Muzikanten zijn net mensen: muziek maken in je eentje kan heel fijn zijn, maar samenspelen met gelijkgestemden geeft meer plezier. En je muziek delen met publiek is een doel waarvoor iedereen in het orkest een tandje bijzet. Wanneer je na afloop van een concert door een harmonieorkest aan de toehoorders vraagt welke instrumenten ze gehoord en gezien hebben, is de kans groot dat de trompetten en tuba’s worden genoemd of de fluiten en klarinetten. Natuurlijk, de houtblazers zitten op de voorste rij van het orkest en het koper schittert in meerdere opzichten op de achterste rij. En omdat deze instrumenten ook nog vaak de solomelodieën spelen, zijn zij bepalend voor de eerste indruk.
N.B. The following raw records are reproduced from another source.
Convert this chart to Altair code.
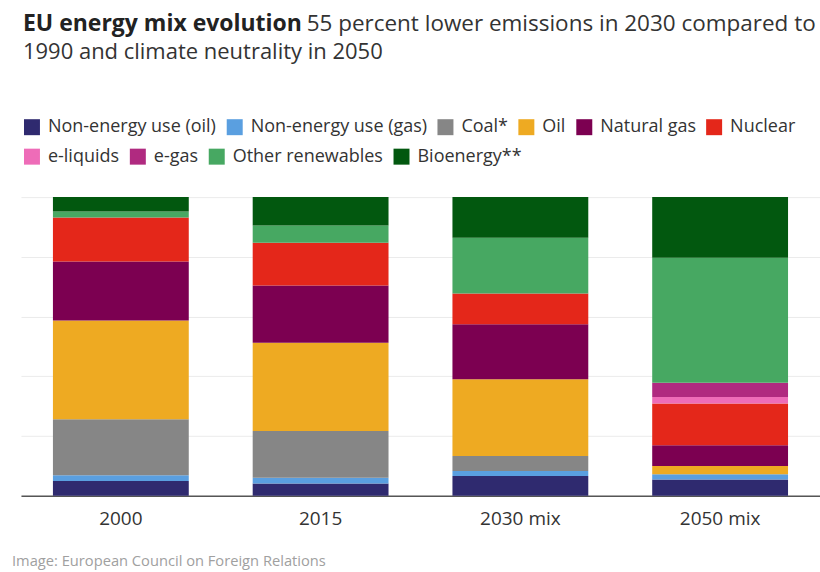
import altair as alt
import pandas as pd

periods = ["2000", "2015", "2030 mix", "2050 mix"]
sources = [
    "Non-energy use (oil)", "Non-energy use (gas)", "Coal*", "Oil",
    "Natural gas", "Nuclear", "e-liquids", "e-gas",
    "Other renewables", "Bioenergy**",
]
colors = [
    "#2f2a6f", "#5a9fe0", "#868686", "#eeaa22", "#7c0051",
    "#e4271a", "#ee6cb8", "#b02a80", "#47a862", "#02580f",
]

# Share of the energy mix (%), one list per source, ordered like `periods`
non_energy_oil = [4.9, 4.1, 6.6, 5.4]
non_energy_gas = [2.0, 1.9, 1.7, 1.8]
coal = [18.7, 15.7, 5.0, 0.0]
oil = [33.1, 29.5, 25.7, 2.8]
natural_gas = [19.7, 19.2, 18.4, 6.9]
nuclear = [14.8, 14.3, 10.3, 14.0]
e_liquids = [0.0, 0.0, 0.0, 2.2]
e_gas = [0.0, 0.0, 0.0, 4.7]
other_renewables = [2.0, 5.8, 18.7, 41.9]
bioenergy = [4.8, 9.5, 13.6, 20.3]

series = [
    non_energy_oil, non_energy_gas, coal, oil, natural_gas,
    nuclear, e_liquids, e_gas, other_renewables, bioenergy,
]

rows = []
for idx, (name, values) in enumerate(zip(sources, series)):
    for period, value in zip(periods, values):
        rows.append({"period": period, "source": name, "share": value, "idx": idx})
df = pd.DataFrame(rows)

FONT = "Open Sans"
FIRST_ROW = 6  # legend entries shown on the first legend line

x_enc = alt.X(
    "period:N",
    sort=periods,
    scale=alt.Scale(paddingInner=0.32, paddingOuter=0.16),
    axis=alt.Axis(
        title=None, labelAngle=0, ticks=False, grid=False,
        domainColor="#555555", domainWidth=1.5,
        labelFont=FONT, labelFontSize=19, labelColor="#333333",
        labelPadding=14,
    ),
)
y_enc = alt.Y(
    "y0:Q",
    scale=alt.Scale(domain=[0, 100], nice=False),
    axis=alt.Axis(
        title=None, labels=False, ticks=False, domain=False,
        values=[0, 20, 40, 60, 80, 100], gridColor="#ebebeb",
    ),
)


def legend(y):
    return alt.Legend(
        title=None, orient="none", legendX=2, legendY=y,
        direction="horizontal", symbolType="square", symbolSize=256,
        symbolStrokeWidth=0, labelFont=FONT, labelFontSize=18,
        labelColor="#333333", labelLimit=400, labelOffset=7,
        columnPadding=9, padding=0,
    )


# one stack over all sources; the two bar layers only split the legend in two lines
stacked = alt.Chart(df).transform_stack(
    stack="share",
    groupby=["period"],
    sort=[alt.SortField("idx", order="ascending")],
    as_=["y0", "y1"],
)

bars_top_legend = stacked.transform_filter(
    alt.datum.idx < FIRST_ROW
).mark_bar().encode(
    x=x_enc,
    y=y_enc,
    y2="y1:Q",
    color=alt.Color(
        "source:N",
        scale=alt.Scale(domain=sources[:FIRST_ROW], range=colors[:FIRST_ROW]),
        legend=legend(-79),
    ),
)

bars_second_legend = stacked.transform_filter(
    alt.datum.idx >= FIRST_ROW
).mark_bar().encode(
    x=x_enc,
    y=y_enc,
    y2="y1:Q",
    fill=alt.Fill(
        "source:N",
        scale=alt.Scale(domain=sources[FIRST_ROW:], range=colors[FIRST_ROW:]),
        legend=legend(-49.5),
    ),
)


def label(text, x, y, size, weight="normal", color="#333333", baseline="alphabetic"):
    return alt.Chart(pd.DataFrame({"t": [text]})).mark_text(
        align="left", baseline=baseline, font=FONT, fontSize=size,
        fontWeight=weight, color=color,
    ).encode(text="t:N", x=alt.value(x), y=alt.value(y))


title_bold = label("EU energy mix evolution", 2, -166, 23, weight="bold", color="#222222")
title_rest = label("55 percent lower emissions in 2030 compared to", 286, -166, 22.5)
title_line2 = label("1990 and climate neutrality in 2050", 2, -138, 22)
footer = label("Image: European Council on Foreign Relations", -9, 365, 14.7,
               color="#a0a0a0", baseline="middle")

chart = alt.layer(
    bars_top_legend, bars_second_legend, title_bold, title_rest, title_line2, footer
).properties(
    width=800,
    height=299,
    autosize=alt.AutoSizeParams(type="none"),
    padding={"left": 21, "top": 197, "right": 0, "bottom": 76},
).configure_view(stroke=None)

chart.save("out.html", embed_options={"renderer": "svg", "actions": False})
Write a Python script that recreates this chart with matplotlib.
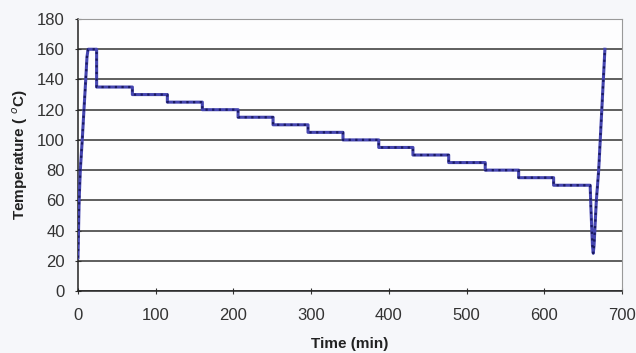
import matplotlib
matplotlib.use("Agg")
import matplotlib.pyplot as plt

# heating ramp, hold, stepwise cooling, quench, reheat
time_min = [0, 1.5, 3, 5.5, 7.7, 10, 11.6, 13, 24, 24, 70, 70, 115, 115, 160, 160,
            206, 206, 251, 251, 296, 296, 341, 341, 387, 387, 431, 431, 477, 477,
            524, 524, 567, 567, 612, 612, 659, 660, 661, 662, 663, 664, 665, 667,
            670, 672, 674, 676, 678]
temp_c = [22, 60, 80, 100, 120, 140, 155, 160, 160, 135, 135, 130, 130, 125, 125, 120,
          120, 115, 115, 110, 110, 105, 105, 100, 100, 95, 95, 90, 90, 85,
          85, 80, 80, 75, 75, 70, 70, 55, 42, 30, 25, 30, 40, 60,
          80, 100, 120, 140, 160]

x_ticks = [0, 100, 200, 300, 400, 500, 600, 700]
y_ticks = [0, 20, 40, 60, 80, 100, 120, 140, 160, 180]

plt.rcParams['font.family'] = ['Liberation Sans', 'DejaVu Sans']

fig = plt.figure(figsize=(6.36, 3.53), dpi=100, facecolor='#f6f7fa')
ax = fig.add_axes([0.1226, 0.1756, 0.8554, 0.7705])
ax.set_facecolor('#fdfdfe')

ax.plot(time_min, temp_c, color='#4545b0', lw=2.2, zorder=3)
ax.plot(time_min, temp_c, color='#1a1a60', lw=1.6, ls=(0, (1, 2)), zorder=4)

ax.set_xlim(0, 700)
ax.set_ylim(0, 180)
ax.set_xticks(x_ticks)
ax.set_yticks(y_ticks)
ax.yaxis.grid(True, color='#333333', lw=1.1)
ax.set_axisbelow(True)

for s in ['top', 'right']:
    ax.spines[s].set_color('#999999')
for s in ['left', 'bottom']:
    ax.spines[s].set_color('#222222')
    ax.spines[s].set_linewidth(1.1)

ax.tick_params(direction='inout', length=5, labelsize=12, colors='#333333')
ax.tick_params(axis='x', pad=10)
ax.tick_params(axis='y', pad=7)

ax.set_xlabel('Time (min)', fontsize=11, fontweight='bold', labelpad=10, color='#222222')
ax.set_ylabel('Temperature ( $^{o}$C)', fontsize=11, fontweight='bold', labelpad=5,
              color='#222222')

fig.savefig('out.png', dpi=100, facecolor=fig.get_facecolor())
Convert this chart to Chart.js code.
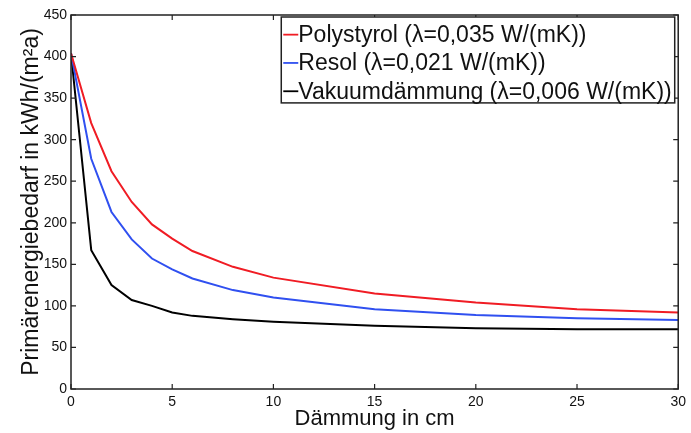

Maar voor wie beter luistert en kijkt, is er veel meer moois te ontdekken. Vergelijk het met hoe je bij een eerste kennismaking met iemand vooral getroffen wordt door zijn of haar stem en uiterlijk en later beseft dat dit alles een stuk minder mooi zou zijn zonder een warm kloppend hart…
Ook de harmonie heeft zo’n hart: je ziet het niet meteen want het zit wat verscholen in het midden van het orkest, maar als het er niet zou zijn, zou je het missen – wij, de muzikanten, in elk geval wel: zonder de stuwende loopjes van hoorn, fagot, basklarinet en baritonsaxofoon, speelt het orkest futloos en is het niet vooruit te branden. Deze groep powervrouwen zorgt voor een krachtige en stabiele hartslag en is de drijvende kracht van het orkest.
Geralda Jurriaans
Ter gelegenheid van Miriam’s 60e verjaardag geschreven (2017) en herschreven (2018).